Without the pictures, extract every line from the start of the material to the line containing "(0,408) rectangle (716,412);", both ends included.

────────────────────────────────────────

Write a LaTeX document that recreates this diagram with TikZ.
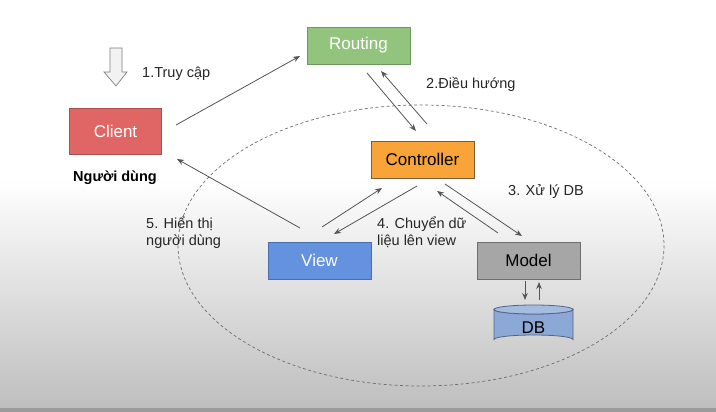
\documentclass[tikz,border=0pt]{standalone}
\usepackage{fontspec}
\setmainfont{Liberation Sans}
\usetikzlibrary{arrows.meta}
\definecolor{clientfill}{RGB}{224,102,102}
\definecolor{clientdraw}{RGB}{170,80,80}
\definecolor{routefill}{RGB}{147,196,125}
\definecolor{routedraw}{RGB}{110,150,95}
\definecolor{ctrlfill}{RGB}{248,164,56}
\definecolor{ctrldraw}{RGB}{120,95,60}
\definecolor{viewfill}{RGB}{100,146,222}
\definecolor{viewdraw}{RGB}{75,110,170}
\definecolor{modelfill}{RGB}{166,166,166}
\definecolor{modeldraw}{RGB}{110,110,110}
\definecolor{dbfill}{RGB}{140,168,215}
\definecolor{dbtop}{RGB}{165,188,225}
\definecolor{dbdraw}{RGB}{85,100,130}
\definecolor{arrgray}{RGB}{85,85,85}
\definecolor{bggray}{RGB}{190,190,190}
\definecolor{linegray}{RGB}{155,155,155}
\tikzset{
  box/.style={rectangle, draw, line width=0.8pt, inner sep=0pt, font=\fontsize{17}{20}\selectfont},
  lbl/.style={font=\fontsize{14.5}{17}\selectfont, text=black!85, inner sep=0pt, align=left},
  arr/.style={draw=arrgray, line width=0.8pt, -{Stealth[length=7pt,width=5.5pt]}},
}
\begin{document}
\begin{tikzpicture}[x=1pt,y={(0pt,-1pt)}]
\useasboundingbox (0,0) rectangle (716,412);
\fill[white] (0,0) rectangle (716,180);
\shade[top color=white, bottom color=bggray] (0,180) rectangle (716,408);
\fill[linegray] (0,408) rectangle (716,412);

% dashed ellipse
\draw[arrgray!85, line width=0.7pt, dash pattern=on 3pt off 2.5pt] (421,245.5) ellipse [x radius=243, y radius=140.5];

% down arrow
\draw[gray, fill=black!5, line width=0.7pt] (110,48) -- (122,48) -- (122,72) -- (127,72) -- (116,86) -- (104,72) -- (110,72) -- cycle;

% nodes
\node[box, fill=clientfill, draw=clientdraw, text=white, minimum width=92pt, minimum height=46pt] (client) at (115.5,131.5) {Client};
\node[box, fill=routefill, draw=routedraw, text=white, minimum width=103pt, minimum height=37pt] (routing) at (358.5,45.5) {Routing};
\node[box, fill=ctrlfill, draw=ctrldraw, text=black, minimum width=103pt, minimum height=37pt] (ctrl) at (422.5,159.5) {Controller};
\node[box, fill=viewfill, draw=viewdraw, text=white, minimum width=103pt, minimum height=37pt] (view) at (319.5,260.5) {View};
\node[box, fill=modelfill, draw=modeldraw, text=black, minimum width=103pt, minimum height=37pt] (model) at (528.5,260.5) {Model};

% DB cylinder
\draw[dbdraw, line width=0.8pt, fill=dbfill] (494,309.5) -- (494,339.5) arc[start angle=180, end angle=360, x radius=39.5, y radius=4.5] -- (573,309.5) arc[start angle=0, end angle=180, x radius=39.5, y radius=4.5] -- cycle;
\draw[dbdraw, line width=0.8pt, fill=dbtop] (533.5,309.5) ellipse [x radius=39.5, y radius=4.5];
\node[font=\fontsize{17}{20}\selectfont, inner sep=0pt] (db) at (533.5,328) {DB};

% labels
\node[lbl, anchor=west] (l1) at (142,74) {1.Truy cập};
\node[lbl, anchor=west] (l2) at (426,84) {2.Điều hướng};
\node[lbl, anchor=west] (l3) at (508,192) {3. Xử lý DB};
\node[lbl, anchor=west] (l4) at (377,232.5) {4. Chuyển dữ\\liệu lên view};
\node[lbl, anchor=west] (l5) at (146,232.5) {5. Hiển thị\\người dùng};
\node[font=\bfseries\fontsize{14.5}{17}\selectfont, inner sep=0pt] (user) at (115,178) {Người dùng};

% arrow end coordinates
\coordinate (c1) at (176,125);
\coordinate (r1) at (300,56);
\coordinate (v1) at (300,228);
\coordinate (c2) at (177,159);
\coordinate (r2) at (367,73);
\coordinate (k1) at (416,131);
\coordinate (k2) at (427,124);
\coordinate (r3) at (381,71);
\coordinate (v2) at (322,227);
\coordinate (k3) at (382,188);
\coordinate (k4) at (417,186);
\coordinate (v3) at (334,234);
\coordinate (k5) at (445,184);
\coordinate (m1) at (522,236);
\coordinate (m2) at (498,233);
\coordinate (k6) at (437,191);
\coordinate (m3) at (525,281);
\coordinate (d1) at (525,300);
\coordinate (d2) at (539,300);
\coordinate (m4) at (539,282);

\draw[arr] (c1) -- (r1);
\draw[arr] (v1) -- (c2);
\draw[arr] (r2) -- (k1);
\draw[arr] (k2) -- (r3);
\draw[arr] (v2) -- (k3);
\draw[arr] (k4) -- (v3);
\draw[arr] (k5) -- (m1);
\draw[arr] (m2) -- (k6);
\draw[arr] (m3) -- (d1);
\draw[arr] (d2) -- (m4);
\end{tikzpicture}
\end{document}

────────────────────────────────────────

**Answer below**
Write a LaTeX document that recreates this diagram with TikZ.
\documentclass[tikz,border=0pt]{standalone}
\usepackage{fontspec}
\setmainfont{Liberation Sans}
\usetikzlibrary{arrows.meta}
\definecolor{clientfill}{RGB}{224,102,102}
\definecolor{clientdraw}{RGB}{170,80,80}
\definecolor{routefill}{RGB}{147,196,125}
\definecolor{routedraw}{RGB}{110,150,95}
\definecolor{ctrlfill}{RGB}{248,164,56}
\definecolor{ctrldraw}{RGB}{120,95,60}
\definecolor{viewfill}{RGB}{100,146,222}
\definecolor{viewdraw}{RGB}{75,110,170}
\definecolor{modelfill}{RGB}{166,166,166}
\definecolor{modeldraw}{RGB}{110,110,110}
\definecolor{dbfill}{RGB}{140,168,215}
\definecolor{dbtop}{RGB}{165,188,225}
\definecolor{dbdraw}{RGB}{85,100,130}
\definecolor{arrgray}{RGB}{85,85,85}
\definecolor{bggray}{RGB}{190,190,190}
\definecolor{linegray}{RGB}{155,155,155}
\tikzset{
  box/.style={rectangle, draw, line width=0.8pt, inner sep=0pt, font=\fontsize{17}{20}\selectfont},
  lbl/.style={font=\fontsize{14.5}{17}\selectfont, text=black!85, inner sep=0pt, align=left},
  arr/.style={draw=arrgray, line width=0.8pt, -{Stealth[length=7pt,width=5.5pt]}},
}
\begin{document}
\begin{tikzpicture}[x=1pt,y={(0pt,-1pt)}]
\useasboundingbox (0,0) rectangle (716,412);
\fill[white] (0,0) rectangle (716,180);
\shade[top color=white, bottom color=bggray] (0,180) rectangle (716,408);
\fill[linegray] (0,408) rectangle (716,412);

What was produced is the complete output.